▸ **AIM**
Take the lines of the data below from the very first through the line containing "SMAC_MY = [2.95, 2.95, 2.95, 2.95, 3.45, 5.15, 9.06]" and output them exactly, pictures excluded.
>> begin
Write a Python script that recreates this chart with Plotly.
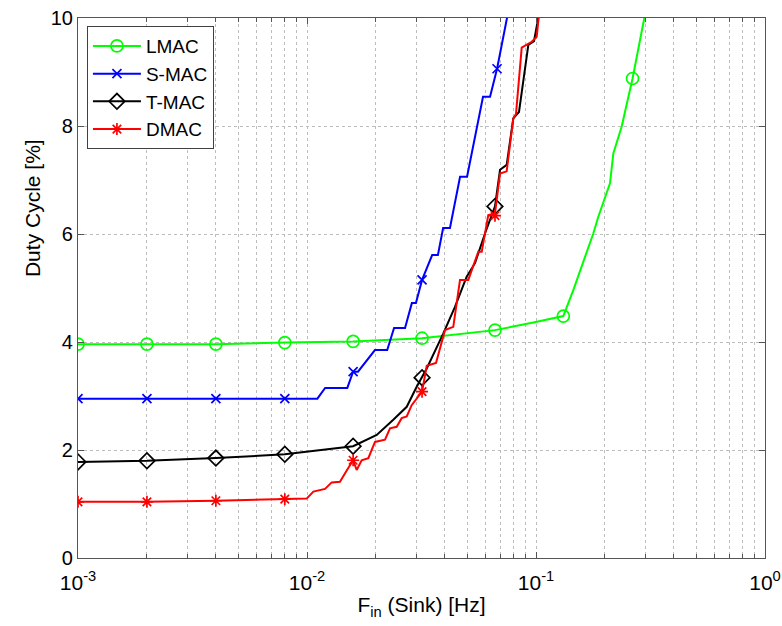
import plotly.graph_objects as go

# ---------------- data ----------------
# LMAC
LMAC_X = [0.001, 0.002, 0.004, 0.008, 0.0159, 0.0318, 0.0662, 0.0974, 0.1316, 0.1455,
          0.1665, 0.1779, 0.1871, 0.2104, 0.2176, 0.2367, 0.264, 0.2962, 0.31]
LMAC_Y = [3.96, 3.96, 3.96, 3.99, 4.01, 4.07, 4.22, 4.36, 4.48, 4.96,
          5.64, 6.01, 6.32, 6.94, 7.49, 7.99, 8.88, 10.0, 10.4]
LMAC_MX = [0.001, 0.002, 0.004, 0.008, 0.0159, 0.0318, 0.0662, 0.1316, 0.264]
LMAC_MY = [3.96, 3.96, 3.96, 3.99, 4.01, 4.07, 4.22, 4.48, 8.88]

# S-MAC
SMAC_X = [0.001, 0.002, 0.004, 0.008, 0.0111, 0.0120, 0.0150, 0.0159, 0.0167, 0.0198,
          0.0224, 0.0240, 0.0268, 0.0287, 0.0299, 0.0318, 0.0352, 0.0373, 0.0393, 0.0421,
          0.0466, 0.0500, 0.0587, 0.0630, 0.0676, 0.0747, 0.078]
SMAC_Y = [2.95, 2.95, 2.95, 2.95, 2.95, 3.15, 3.15, 3.45, 3.45, 3.85,
          3.85, 4.26, 4.26, 4.72, 4.72, 5.15, 5.61, 5.61, 6.11, 6.11,
          7.06, 7.06, 8.54, 8.54, 9.06, 10.0, 10.4]
SMAC_MX = [0.001, 0.002, 0.004, 0.008, 0.0159, 0.0318, 0.0676]
SMAC_MY = [2.95, 2.95, 2.95, 2.95, 3.45, 5.15, 9.06]

# T-MAC
TMAC_X = [0.001, 0.002, 0.004, 0.008, 0.0159, 0.02016, 0.02381, 0.02726, 0.03013, 0.0318,
          0.03333, 0.03938, 0.04427, 0.0498, 0.05415, 0.05987, 0.0662, 0.06965, 0.07447,
          0.07959, 0.08428, 0.09255, 0.0980, 0.1023, 0.104]
TMAC_Y = [1.78, 1.80, 1.85, 1.92, 2.07, 2.28, 2.56, 2.80, 3.17, 3.34,
          3.51, 4.16, 4.65, 5.21, 5.46, 6.01, 6.51, 7.19, 7.28,
          8.14, 8.26, 9.50, 9.57, 10.0, 10.4]
TMAC_MX = [0.001, 0.002, 0.004, 0.008, 0.0159, 0.0318, 0.0662]
TMAC_MY = [1.78, 1.80, 1.85, 1.92, 2.07, 3.34, 6.51]

# DMAC
DMAC_X = [0.001, 0.002, 0.004, 0.008, 0.00997, 0.01066, 0.01199, 0.01282, 0.01393, 0.01491,
          0.0159, 0.01648, 0.01733, 0.01853, 0.01981, 0.02191, 0.02304, 0.02464, 0.02591,
          0.02726, 0.02865, 0.0318, 0.03333, 0.03659, 0.04005, 0.04353, 0.04657, 0.05062,
          0.05598, 0.05793, 0.06189, 0.0662, 0.06965, 0.07447, 0.07959, 0.08177, 0.08661,
          0.09576, 0.1007, 0.1027, 0.104]
DMAC_Y = [1.04, 1.04, 1.06, 1.09, 1.10, 1.23, 1.28, 1.40, 1.41, 1.62,
          1.81, 1.63, 1.81, 1.85, 2.15, 2.19, 2.40, 2.43, 2.59,
          2.62, 2.83, 3.08, 3.56, 3.61, 4.22, 4.28, 5.15, 5.15,
          5.67, 5.67, 6.35, 6.38, 7.12, 7.16, 8.14, 8.22, 9.45,
          9.56, 9.65, 10.0, 10.4]
DMAC_MX = [0.001, 0.002, 0.004, 0.008, 0.0159, 0.0318, 0.0662]
DMAC_MY = [1.04, 1.04, 1.06, 1.09, 1.81, 3.08, 6.34]

X_TICKS = [0.001, 0.01, 0.1, 1]
X_TICKTEXT = ["10<sup>-3</sup>", "10<sup>-2</sup>", "10<sup>-1</sup>", "10<sup>0</sup>"]
Y_TICKS = [0, 2, 4, 6, 8, 10]

SERIES = [
    ("LMAC", LMAC_X, LMAC_Y, LMAC_MX, LMAC_MY, "#00ff00", "circle-open", 12),
    ("S-MAC", SMAC_X, SMAC_Y, SMAC_MX, SMAC_MY, "#0000ff", "x-thin-open", 9),
    ("T-MAC", TMAC_X, TMAC_Y, TMAC_MX, TMAC_MY, "#000000", "diamond-open", 12),
    ("DMAC", DMAC_X, DMAC_Y, DMAC_MX, DMAC_MY, "#ff0000", "asterisk-open", 10),
]

FONT = "Liberation Sans, Arial, sans-serif"

fig = go.Figure()
for name, lx, ly, mx, my, col, sym, ms in SERIES:
    fig.add_trace(go.Scatter(x=lx, y=ly, mode="lines", line=dict(color=col, width=2),
                             showlegend=False, legendgroup=name, hoverinfo="skip"))
    fig.add_trace(go.Scatter(x=mx, y=my, mode="markers",
                             marker=dict(symbol=sym, size=ms, color=col,
                                         line=dict(color=col, width=1.7)),
                             showlegend=False, legendgroup=name))
    fig.add_trace(go.Scatter(x=[None], y=[None], mode="lines+markers", name=name,
                             line=dict(color=col, width=2),
                             marker=dict(symbol=sym, size=ms, color=col,
                                         line=dict(color=col, width=1.7)),
                             legendgroup=name))

minor_vals = [m * 10 ** e for e in (-3, -2, -1) for m in range(2, 10)]

fig.update_layout(
    width=782, height=626,
    margin=dict(l=78, r=17, t=18, b=68),
    paper_bgcolor="white", plot_bgcolor="white",
    font=dict(family=FONT, size=19, color="black"),
    showlegend=True,
    legend=dict(x=0.013, y=0.985, xanchor="left", yanchor="top",
                bgcolor="white", bordercolor="#404040", borderwidth=1,
                font=dict(size=19, family=FONT), itemwidth=48,
                tracegroupgap=0),
    xaxis=dict(type="log", range=[-3, 0], tickvals=X_TICKS, ticktext=X_TICKTEXT,
               automargin=False,
               showline=True, linecolor="#555555", linewidth=1.2, mirror="ticks",
               ticks="inside", ticklen=6, tickcolor="#555555",
               showgrid=True, gridcolor="#bdbdbd", griddash="dot", gridwidth=1,
               minor=dict(tickvals=minor_vals, ticks="inside", ticklen=4,
                          tickcolor="#555555", showgrid=True, gridcolor="#bdbdbd",
                          griddash="dot", gridwidth=1),
               tickfont=dict(size=21), ticklabelstandoff=6, zeroline=False,
               title=dict(text="F<sub>in</sub> (Sink) [Hz]", font=dict(size=21), standoff=4)),
    yaxis=dict(range=[0, 10], tickvals=Y_TICKS, automargin=False,
               showline=True, linecolor="#555555", linewidth=1.2, mirror="ticks",
               ticks="inside", ticklen=6, tickcolor="#555555",
               showgrid=True, gridcolor="#bdbdbd", griddash="dot", gridwidth=1,
               tickfont=dict(size=20), zeroline=False),
    annotations=[dict(text="Duty Cycle [%]", textangle=-90, xref="paper", yref="paper",
                      x=-0.067, y=0.648, xanchor="center", yanchor="middle",
                      showarrow=False, font=dict(size=21, family=FONT))],
)

fig.write_html("out.html")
>> end
▸ **THE COMPLETED TASK**
Write a Python script that recreates this chart with Plotly.
import plotly.graph_objects as go

# ---------------- data ----------------
# LMAC
LMAC_X = [0.001, 0.002, 0.004, 0.008, 0.0159, 0.0318, 0.0662, 0.0974, 0.1316, 0.1455,
          0.1665, 0.1779, 0.1871, 0.2104, 0.2176, 0.2367, 0.264, 0.2962, 0.31]
LMAC_Y = [3.96, 3.96, 3.96, 3.99, 4.01, 4.07, 4.22, 4.36, 4.48, 4.96,
          5.64, 6.01, 6.32, 6.94, 7.49, 7.99, 8.88, 10.0, 10.4]
LMAC_MX = [0.001, 0.002, 0.004, 0.008, 0.0159, 0.0318, 0.0662, 0.1316, 0.264]
LMAC_MY = [3.96, 3.96, 3.96, 3.99, 4.01, 4.07, 4.22, 4.48, 8.88]

# S-MAC
SMAC_X = [0.001, 0.002, 0.004, 0.008, 0.0111, 0.0120, 0.0150, 0.0159, 0.0167, 0.0198,
          0.0224, 0.0240, 0.0268, 0.0287, 0.0299, 0.0318, 0.0352, 0.0373, 0.0393, 0.0421,
          0.0466, 0.0500, 0.0587, 0.0630, 0.0676, 0.0747, 0.078]
SMAC_Y = [2.95, 2.95, 2.95, 2.95, 2.95, 3.15, 3.15, 3.45, 3.45, 3.85,
          3.85, 4.26, 4.26, 4.72, 4.72, 5.15, 5.61, 5.61, 6.11, 6.11,
          7.06, 7.06, 8.54, 8.54, 9.06, 10.0, 10.4]
SMAC_MX = [0.001, 0.002, 0.004, 0.008, 0.0159, 0.0318, 0.0676]
SMAC_MY = [2.95, 2.95, 2.95, 2.95, 3.45, 5.15, 9.06]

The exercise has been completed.